Beberapa film sejarah yang pernah digarap oleh Hanung adalah Sang Pencerah (2010); Soekarno: Indonesia Merdeka (2013); Kartini (2016), dan yang terbaru adalah Sultan Agung: Tahta, Perjuangan, Cinta (2018).
Sutradara berusia 42 tahun ini telah beberapa kali dikritik atas film sejarah yang dibuatnya, seperti Soekarno: Indonesia Merdeka dan Kartini.
Terbaru, film Sultan Agung: Tahta, Perjuangan, Cinta juga mendapat kritik dari Gusti Kanjeng Ratu Bendara yang merupakan putri bungsu dari Sultan Hamengkubuwono X dan GKR Hemas.
Kritik tersebut dilontarkan terkait penggunaan motif parang pada batik yang dipakai Sultan Agung saat dinobatkan menjadi raja dalam salah satu adegan film.
Hanung melihat kritik tersebut sebagai suatu pengingat yang baik, di mana, akan membuat masyarakat menjadi sadar akan kehadiran film tersebut.
"Apa yang dilakukan oleh Gusti Bendoro Ayu (GKR Bendara) itu adalah sebuah cara beliau dalam mengingatkan warganya ketika mau berbuat sesuatu pada junjungannya," tutur Hanung.
Masih kata Hanung, hal tersebut terjadi karena sulitnya dokumentasi sejarah terhadap perjalanan hidup Sultan Agung. Sehingga penggambaran sosok Sultan Agung secara visual hanya didasarkan pada uraian teks sejarah dan literatur yang ada.
Mengutip ucapan sejarawan Didi Kwartanada, Hanung beralasan kalau hal tersebut adalah kekuatan dari sebuah film. Menurut suami Zaskia Adya Mecca ini film sejarah tetap harus punya pijakan yang kuat, dalam artian sumber sejarah yang jelas. Sehingga ramuan kreativitas dalam film sejarah bisa dirasionalisasikan dengan baik dan diterima alasannya.
"Itulah kekuatan sebuah film, yang tidak dimiliki sejarah, ia melampaui apa yang tidak dimiliki sejarah, contoh film bisa membuat Sultan Agung berhadapan dengan Jan Pieterszoon Coen, contohnya, sejarah, Kartini tidak pernah ke belanda, tapi film bisa membuat Kartini ke Belanda. Tapi tentunya harus ada alasan," tutur Hanung.
Hanung menegaskan bahwa film tidak bisa menjadi bahan pelajaran sejarah apalagi dijadikan rujukan sebagai sumber sejarah. Menurut dia, film akan selalu subjektif karena merupakan salah satu syarat dalam membuat film.

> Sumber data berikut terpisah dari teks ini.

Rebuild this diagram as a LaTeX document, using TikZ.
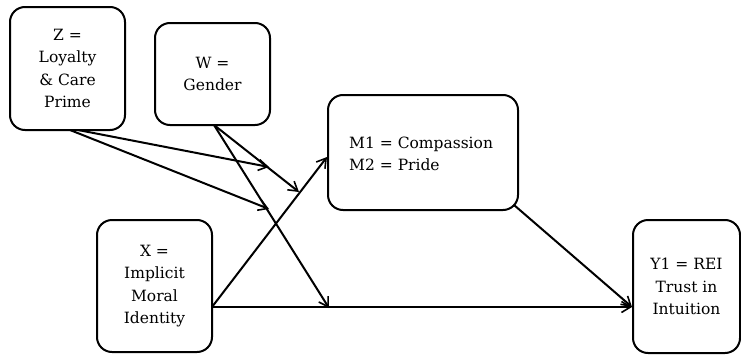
\documentclass[tikz,border=0pt]{standalone}
\usepackage{fontspec}
\setmainfont{DejaVu Serif}
\usetikzlibrary{arrows.meta}
\begin{document}
\begin{tikzpicture}[x=1pt,y=-1pt,
  label font/.style={font=\fontsize{15.5}{22.5}\selectfont},
  box/.style={draw, line width=2pt, rounded corners=15pt, align=center,
    inner sep=0pt, label font},
  link/.style={line width=2pt, -{Straight Barb[length=9pt,width=11pt,line width=1.6pt]}}]
\useasboundingbox (0,0) rectangle (741,356);
% variables
\node[box, minimum width=115pt, minimum height=123pt] (Z) at (67.5,68.5) {Z =\\Loyalty\\\& Care\\Prime};
\node[box, minimum width=115pt, minimum height=102pt] (W) at (212.5,74) {W =\\Gender};
\node[box, minimum width=190pt, minimum height=115pt] (M) at (423,152.5) {};
\node[anchor=west, align=left, inner sep=0pt, label font] (Mt) at (349,154) {M1 = Compassion\\M2 = Pride};
\node[box, minimum width=115pt, minimum height=132pt] (X) at (154.5,286) {X =\\Implicit\\Moral\\Identity};
\node[box, minimum width=107pt, minimum height=133pt] (Y) at (686.5,286.5) {Y1 = REI\\Trust in\\Intuition};
% attachment points
\coordinate (zs1) at (70,130);
\coordinate (zs2) at (78,130);
\coordinate (ws) at (214,125);
\coordinate (xo) at (212,307);
\coordinate (mo) at (514,205);
\coordinate (zt1) at (269,167);
\coordinate (zt2) at (269,209);
\coordinate (wt1) at (299,192);
\coordinate (wt2) at (329,308);
% paths
\draw[link] (xo) -- (M.west |- 0,157);
\draw[link] (xo) -- (Y.west |- xo);
\draw[link] (mo) -- (Y.west |- xo);
% moderators
\draw[link] (zs2) -- (zt1);
\draw[link] (zs1) -- (zt2);
\draw[link] (ws) -- (wt1);
\draw[link] (ws) -- (wt2);
\end{tikzpicture}
\end{document}
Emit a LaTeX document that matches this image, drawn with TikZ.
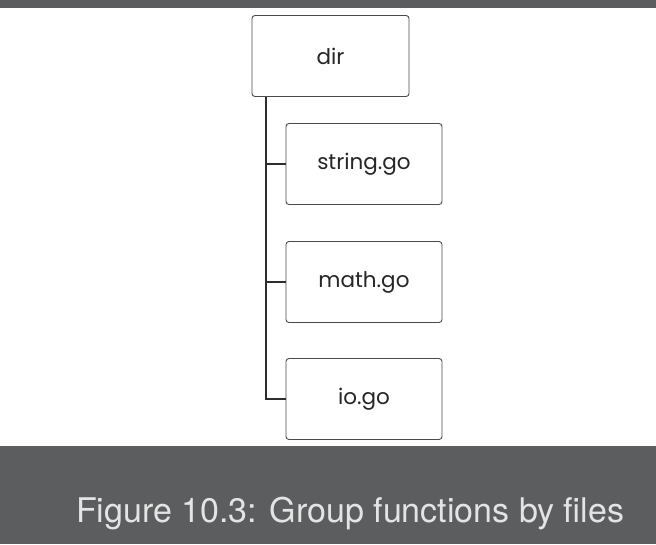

"Kalau mau bejalar sejarah di perpustakaan. Film fungsinya mengembalikan kembali ingatan ke anak-anak muda, oh… ada toh yang namanya Sultan Agung, Soekarno, biar kemudian bisokop itu sebagai tempat dan trigger orang-orang belajar sejarah lebih dalam lagi, itu poinnya." tegas Hanung.
Terkait film Sultan Agung: Tahta, Perjuangan, Cinta, Hanung mengaku ada beberapa buku yang dijadikannya sebagai sumber yang kuat untuk pijakan skenario. Beberapa buku tersebut adalah "Runtuhnya Istana Mataram" karya H J de Graaf, "Roro Mendut" karya YB Mangunwijaya, "Mangir" karya Pramoedya Ananta Toer, serta beberapa literatur dari Belanda.
Selain itu, Hanung juga menggunakan lukisan Sultan Agung karya pelukis S Sudjojono untuk dijadikan acuan memvisualisasikan sosok Sultan Agung.
Menutup pembicaraan, Hanung menyampaikan bahwa perdebatan seputar data sejarah pembuatan film Sultan Agung: Tahta, Perjuangan, Cinta juga terjadi dalam internal tim produksi.
"Perdebatannya justru pada eksekutif produser, bu Mooryati (Soedibyo), beliau percaya Sultan Agung dari Solo, tidak hanya dari Jogja, nah ini berbahaya, menurut saya Sultan Agung ada sebelum ada Jogja sebelum ada Solo, jadi tidak bisa Sultan Agung menggunakan beskap Solo, jarik Solo, Solo kan coklat, Jogja latar putih, sementara sejarawan Jogja merasa Sultan Agung dari Jogja. Nah ini repot toh, makanya dalam film kadang-kadang kita pake coklat, kita pake putih. Karena ini bapaknya orang Jogja, orang Solo," tutup Hanung Bramantyo.